[Records contained in a dataset]
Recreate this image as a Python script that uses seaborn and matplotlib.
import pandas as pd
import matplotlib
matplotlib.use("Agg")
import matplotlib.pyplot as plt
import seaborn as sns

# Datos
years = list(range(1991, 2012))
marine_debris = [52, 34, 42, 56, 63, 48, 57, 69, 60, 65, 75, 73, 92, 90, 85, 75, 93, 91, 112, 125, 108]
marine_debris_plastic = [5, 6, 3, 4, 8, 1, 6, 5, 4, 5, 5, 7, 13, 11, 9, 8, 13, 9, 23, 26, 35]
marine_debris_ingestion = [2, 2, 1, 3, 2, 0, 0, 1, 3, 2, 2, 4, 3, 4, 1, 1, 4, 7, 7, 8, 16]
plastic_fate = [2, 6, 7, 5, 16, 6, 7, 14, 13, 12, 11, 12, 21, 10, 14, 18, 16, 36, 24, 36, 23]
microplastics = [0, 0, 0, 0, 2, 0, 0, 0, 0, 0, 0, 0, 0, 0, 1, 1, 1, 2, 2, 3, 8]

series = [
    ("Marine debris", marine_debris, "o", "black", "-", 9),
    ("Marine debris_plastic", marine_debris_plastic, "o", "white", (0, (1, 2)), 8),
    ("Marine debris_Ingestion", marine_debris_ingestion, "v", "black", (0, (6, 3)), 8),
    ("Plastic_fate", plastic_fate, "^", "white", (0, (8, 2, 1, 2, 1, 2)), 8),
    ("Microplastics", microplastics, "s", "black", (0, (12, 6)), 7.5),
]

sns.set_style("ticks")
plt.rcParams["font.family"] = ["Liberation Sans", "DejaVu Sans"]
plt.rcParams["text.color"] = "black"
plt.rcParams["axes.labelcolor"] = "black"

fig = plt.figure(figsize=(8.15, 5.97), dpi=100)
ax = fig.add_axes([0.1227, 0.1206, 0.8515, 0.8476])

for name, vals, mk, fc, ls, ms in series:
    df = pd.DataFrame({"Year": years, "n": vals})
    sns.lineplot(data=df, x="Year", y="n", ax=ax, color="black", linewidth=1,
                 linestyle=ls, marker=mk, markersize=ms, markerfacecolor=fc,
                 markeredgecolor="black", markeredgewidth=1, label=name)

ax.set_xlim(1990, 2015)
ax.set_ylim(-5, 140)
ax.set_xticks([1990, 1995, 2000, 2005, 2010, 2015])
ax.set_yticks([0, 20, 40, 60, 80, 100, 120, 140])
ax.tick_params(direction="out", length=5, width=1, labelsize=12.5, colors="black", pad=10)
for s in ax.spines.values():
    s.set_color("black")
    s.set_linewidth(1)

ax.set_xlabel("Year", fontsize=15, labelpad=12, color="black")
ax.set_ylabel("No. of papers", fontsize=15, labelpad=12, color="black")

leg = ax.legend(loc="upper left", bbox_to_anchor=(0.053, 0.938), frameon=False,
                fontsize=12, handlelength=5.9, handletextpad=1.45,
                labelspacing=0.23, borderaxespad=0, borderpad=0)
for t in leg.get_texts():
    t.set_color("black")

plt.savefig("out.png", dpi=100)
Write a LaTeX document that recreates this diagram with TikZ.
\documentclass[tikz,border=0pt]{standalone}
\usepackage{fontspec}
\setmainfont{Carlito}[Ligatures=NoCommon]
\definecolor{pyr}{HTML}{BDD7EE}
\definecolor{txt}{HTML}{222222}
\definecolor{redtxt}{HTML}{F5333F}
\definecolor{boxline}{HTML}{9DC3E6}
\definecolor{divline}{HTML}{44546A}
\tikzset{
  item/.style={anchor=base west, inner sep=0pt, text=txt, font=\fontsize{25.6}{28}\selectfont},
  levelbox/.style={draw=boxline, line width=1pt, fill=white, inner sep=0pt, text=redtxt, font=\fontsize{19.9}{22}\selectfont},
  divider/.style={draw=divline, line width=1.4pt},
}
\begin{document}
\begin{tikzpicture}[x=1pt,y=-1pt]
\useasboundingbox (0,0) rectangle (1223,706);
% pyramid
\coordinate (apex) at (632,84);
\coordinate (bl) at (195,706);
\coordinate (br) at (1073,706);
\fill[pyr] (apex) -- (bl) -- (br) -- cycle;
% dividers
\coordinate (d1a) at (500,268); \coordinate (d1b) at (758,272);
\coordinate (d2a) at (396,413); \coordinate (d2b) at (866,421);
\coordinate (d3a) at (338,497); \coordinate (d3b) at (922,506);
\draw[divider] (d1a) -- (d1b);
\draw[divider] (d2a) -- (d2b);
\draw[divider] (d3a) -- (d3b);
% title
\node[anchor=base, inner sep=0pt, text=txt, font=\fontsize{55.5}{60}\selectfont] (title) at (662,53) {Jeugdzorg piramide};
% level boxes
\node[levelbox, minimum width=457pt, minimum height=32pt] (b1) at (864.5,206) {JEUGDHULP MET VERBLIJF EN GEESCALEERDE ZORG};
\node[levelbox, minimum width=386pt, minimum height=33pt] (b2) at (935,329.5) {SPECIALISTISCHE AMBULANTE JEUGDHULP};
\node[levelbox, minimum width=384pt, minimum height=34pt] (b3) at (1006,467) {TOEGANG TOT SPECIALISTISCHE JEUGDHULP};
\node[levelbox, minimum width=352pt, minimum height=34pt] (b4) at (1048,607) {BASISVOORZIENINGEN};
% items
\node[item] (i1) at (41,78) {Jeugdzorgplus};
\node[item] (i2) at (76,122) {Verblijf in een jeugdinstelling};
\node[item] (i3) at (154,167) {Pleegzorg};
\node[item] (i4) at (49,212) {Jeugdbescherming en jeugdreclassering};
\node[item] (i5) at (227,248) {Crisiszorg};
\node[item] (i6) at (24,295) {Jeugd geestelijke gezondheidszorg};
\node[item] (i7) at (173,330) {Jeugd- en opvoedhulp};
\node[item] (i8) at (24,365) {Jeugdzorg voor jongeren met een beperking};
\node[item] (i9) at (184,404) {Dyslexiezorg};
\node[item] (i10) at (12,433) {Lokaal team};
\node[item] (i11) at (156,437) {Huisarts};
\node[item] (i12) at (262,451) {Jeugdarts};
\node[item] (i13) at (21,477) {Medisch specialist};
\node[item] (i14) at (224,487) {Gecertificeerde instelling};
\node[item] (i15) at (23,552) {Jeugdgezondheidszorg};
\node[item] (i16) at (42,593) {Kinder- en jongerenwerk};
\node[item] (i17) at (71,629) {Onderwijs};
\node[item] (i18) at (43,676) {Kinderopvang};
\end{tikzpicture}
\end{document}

▶ _Goal_: Return each line of the listing that holds the string "matplotlib".

▶ _Answer to the exercise_:
Recreate this image as a Python script that uses seaborn and matplotlib.
import matplotlib
matplotlib.use("Agg")
import matplotlib.pyplot as plt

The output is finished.